Simon Yomkuey is a Comboni Missionary from South Sudan. He is in second year at St Joseph’s Theological Institute at Cedara in Pietermaritzburg, Kwa-Zulu Natal, South Africa. He shares with us his vocation journey.
I was born in 1988 in Mayom County, Unity State in South Sudan. We are four boys and two girls in the family, all Catholics. My father died when I was about 8 years old and my mother died in 2006 when I was at university.
I moved to Khartoum with my brother in 1993. We had a house in the area of Omdurman and I attended the Comboni primary school in Bahry. From childhood, I was very active in the parish run by the Comboni Missionaries. I was an altar server, a choir conductor, a member of the parish council and chairperson of the Legion of Mary, a strong movement in the Catholic Church of Sudan.
During secondary school, I started showing more interest in the Comboni Missionaries. When I finished school, Fr Norberto Stonfer and Fr Adam Dawd Abushok, a diocesan with whom I used to share my queries, advised me to continue studying: “You can always tell us if you are still interested, after university. We know you very well; it will be very easy for us to recommend you.” So, I proceeded to the School of Management in the Department of accounting and finance. In 2011, the independence referendum of South Sudan was celebrated, and the university was transferred to its original place, Juba. I moved there where I graduated in 2013.
When I was in Juba, I met a Comboni Missionary and I told him that I was interested in meeting the Combonis. A few days later I met Fr. Fr Louis Okot. He invited me to a one-year programme called ‘come and see,’ during which we used to meet many aspirants, boys and girls, in the provincial house, every last Saturday of the month. They would explain to us about vocations, providing booklets on the life of Comboni, and other material.
After a year, in 2014, I was admitted to the six-month pre-postulancy, followed by an experience in a parish.
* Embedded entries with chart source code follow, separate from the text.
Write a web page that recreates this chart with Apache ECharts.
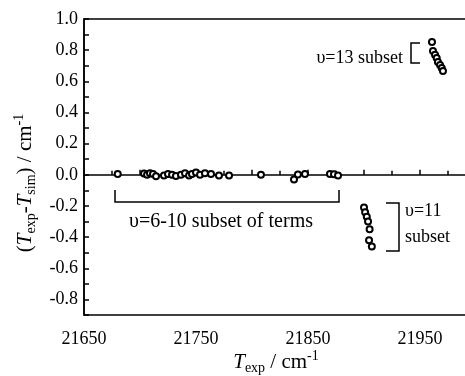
<!DOCTYPE html>
<html>
<head>
<meta charset="utf-8">
<script src="https://cdn.jsdelivr.net/npm/echarts@6/dist/echarts.min.js"></script>
<style>
html, body { margin: 0; padding: 0; background: #fff; }
#main { width: 465px; height: 376px; }
</style>
</head>
<body>
<div id="main"></div>
<script>
// v=6-10 subset of terms
var v610X = [21680.1, 21703.6, 21706.3, 21708.9, 21711.6, 21714.3, 21721.4, 21725, 21728.6, 21732.1,
    21736.6, 21740.2, 21743.8, 21746.4, 21750, 21753.6, 21758, 21763.4, 21770.5, 21779.5,
    21808, 21837.5, 21841, 21847.3, 21869.6, 21873.2, 21876.8];
var v610Y = [0.005, 0.008, 0.0, 0.01, 0.005, -0.01, -0.005, 0.005, 0.0, -0.008,
    0.0, 0.01, -0.005, 0.005, 0.015, 0.0, 0.01, 0.005, -0.005, -0.005,
    0.0, -0.03, 0.002, 0.005, 0.005, 0.003, -0.005];
// v=11 subset
var v11X = [21900, 21901, 21902.5, 21903.6, 21905, 21904.5, 21907];
var v11Y = [-0.21, -0.24, -0.27, -0.30, -0.35, -0.42, -0.46];
// v=13 subset
var v13X = [21960.7, 21961.6, 21963.4, 21964.9, 21966, 21967.9, 21969.4, 21970.5];
var v13Y = [0.853, 0.795, 0.77, 0.75, 0.724, 0.705, 0.686, 0.667];

function zip(xs, ys) {
    return xs.map(function (x, i) { return [x, ys[i]]; });
}
var allPoints = zip(v610X, v610Y).concat(zip(v11X, v11Y), zip(v13X, v13Y));

var font = 'Liberation Serif';
var titleRich = {
    i: { fontFamily: font, fontSize: 21, fontStyle: 'italic', lineHeight: 26, verticalAlign: 'middle' },
    p: { fontFamily: font, fontSize: 21, lineHeight: 26, verticalAlign: 'middle' },
    sub: { fontFamily: font, fontSize: 14, lineHeight: 14, verticalAlign: 'bottom' },
    sup: { fontFamily: font, fontSize: 14, lineHeight: 18, verticalAlign: 'top' }
};
var chart = echarts.init(document.getElementById('main'));
chart.setOption({
    backgroundColor: '#fff',
    animation: false,
    textStyle: { fontFamily: font, color: '#000' },
    grid: {
        left: 84, top: 19, width: 392, height: 296,
        outerBoundsMode: 'none',
        containLabel: false,
        show: true, borderColor: '#000', borderWidth: 1.5
    },
    xAxis: {
        type: 'value',
        min: 21650, max: 22000, interval: 50,
        axisLine: { lineStyle: { color: '#000', width: 1.5 } },
        axisTick: { inside: true, length: 5, lineStyle: { color: '#000', width: 1.5 } },
        minorTick: { show: true, splitNumber: 2, length: 4, lineStyle: { color: '#000', width: 1.5 } },
        splitLine: { show: false },
        axisLabel: {
            fontFamily: font, fontSize: 18, color: '#000', margin: 15,
            formatter: function (v) { return v % 100 === 50 ? String(v) : ''; }
        },
        name: '{i|T}{sub|exp}{p| / cm}{sup|-1}',
        nameLocation: 'middle',
        nameGap: 34,
        nameMoveOverlap: false,
        nameTextStyle: { padding: [0, 8, 0, 0], rich: titleRich }
    },
    yAxis: {
        type: 'value',
        min: -0.9, max: 1.0, interval: 0.1,
        axisLine: { lineStyle: { color: '#000', width: 1.5 } },
        axisTick: { inside: true, length: 5, lineStyle: { color: '#000', width: 1.5 } },
        splitLine: { show: false },
        axisLabel: {
            fontFamily: font, fontSize: 18, color: '#000', margin: 6,
            formatter: function (v) {
                var k = Math.round(v * 10);
                return k % 2 === 0 ? (k / 10).toFixed(1) : '';
            }
        },
        name: '{p|(}{i|T}{sub|exp}{p|-}{i|T}{sub|sim}{p|) / cm}{sup|-1}',
        nameLocation: 'middle',
        nameGap: 46,
        nameRotate: 90,
        nameMoveOverlap: false,
        nameTextStyle: { padding: [0, 32, 0, 0], rich: titleRich }
    },
    series: [{
        type: 'scatter',
        symbol: 'circle',
        symbolSize: 6,
        itemStyle: { color: '#fff', borderColor: '#000', borderWidth: 2, opacity: 1 },
        data: allPoints
    }],
    graphic: [
        { type: 'polyline', shape: { points: [[115, 190], [115, 202], [339, 202], [339, 190]] },
          style: { stroke: '#000', lineWidth: 1.5, fill: null } },
        { type: 'text', x: 221, y: 222,
          style: { text: 'υ=6-10 subset of terms', font: '20px "Liberation Serif"', fill: '#000', align: 'center', verticalAlign: 'middle' } },
        { type: 'polyline', shape: { points: [[386, 203], [399, 203], [399, 251], [386, 251]] },
          style: { stroke: '#000', lineWidth: 1.5, fill: null } },
        { type: 'text', x: 405, y: 211,
          style: { text: 'υ=11', font: '18px "Liberation Serif"', fill: '#000', align: 'left', verticalAlign: 'middle' } },
        { type: 'text', x: 405, y: 237,
          style: { text: 'subset', font: '18px "Liberation Serif"', fill: '#000', align: 'left', verticalAlign: 'middle' } },
        { type: 'polyline', shape: { points: [[420, 43], [411, 43], [411, 63], [420, 63]] },
          style: { stroke: '#000', lineWidth: 1.5, fill: null } },
        { type: 'text', x: 403, y: 58,
          style: { text: 'υ=13 subset', font: '18px "Liberation Serif"', fill: '#000', align: 'right', verticalAlign: 'middle' } }
    ]
});
</script>
</body>
</html>
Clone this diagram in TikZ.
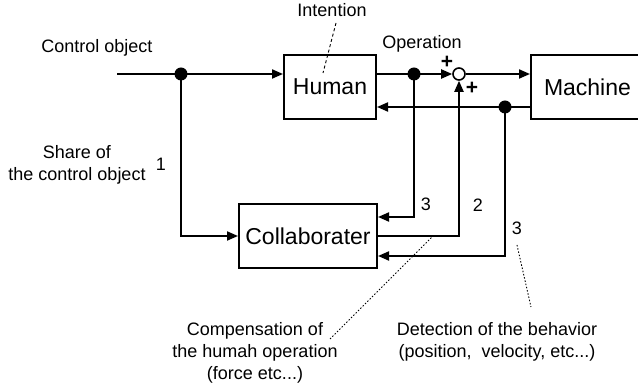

Then, I moved to Nairobi for the postulancy, where I did a three-year philosophical course, followed by a two-year novitiate in Namugongo, Uganda. I professed my first religious vows, on 23 May 2020.
After the novitiate, I was assigned to the scholasticate of Pietermaritzburg, in South Africa. I could not visit my family—I had not seen them since 2018—because Uganda was under Covid lockdown. While waiting, I took the opportunity to stay in the Comboni community concerned with assisting the South Sudanese displaced in Uganda. When the borders eventually opened, I returned to Juba and, before South Africa could close them again, I entered the country.
Why did I decide to become a Comboni? A vocation is a mystery. I really admire some priests whom I have encountered. When I was at university, I had a strange feeling, as if I was forgetting something, or something was missing in me, though I couldn’t name it. I used to prepare my school books, clothes and shoes for the following day, yet my mind kept telling me that something was missing.
When the idea of joining the Comboni Missionaries came, suddenly, that strange feeling disappeared. What inspired me, from the few Comboni’s whom I knew in my parish, was their simplicity and kindness, their sense of belonging and especially their way of welcoming people, listening and trusting them. No one considered himself greater than the others; there was an element of equality. I also learned from their sacrifices. All this motivated me to join them.
In these years I have learned how to live with people of different backgrounds, cultures and ideas. I have gained education: philosophical and theological studies, catechesis and knowledge about St Daniel Comboni and how he started this Congregation.
When I think of our founder Daniel Comboni I feel how he was passionate about taking the Word of God to those who had not heard of it; he sacrificed a lot and put his feet in the shoes of others. His homily at Khartoum, after coming back from Italy, when he said: ‘I have come back among you today. I left you, but my heart was still with you. Young and old, poor and rich, healthy and sick, I will be your servant,’ inspired me a lot. I try to imagine the area where he was staying, both in South and North Sudan, difficult places, a foreigner coming from very far—it was not easy.
My dream is to share the Word of God with those who have not heard it. It can be done physically, or through the mass media. Technology allows us to reach far beyond our surroundings. My aim is to reach those that are abandoned and disowned, like those living in slums.
We need to resolve their condition of abandonment and also engage with those who try to isolate them from society. People need to understand that we are all the same, though with different talents. The only difference is how we use them. Those who consider themselves higher than others must comprehend that what they are now was not of their own making, but God was behind their success.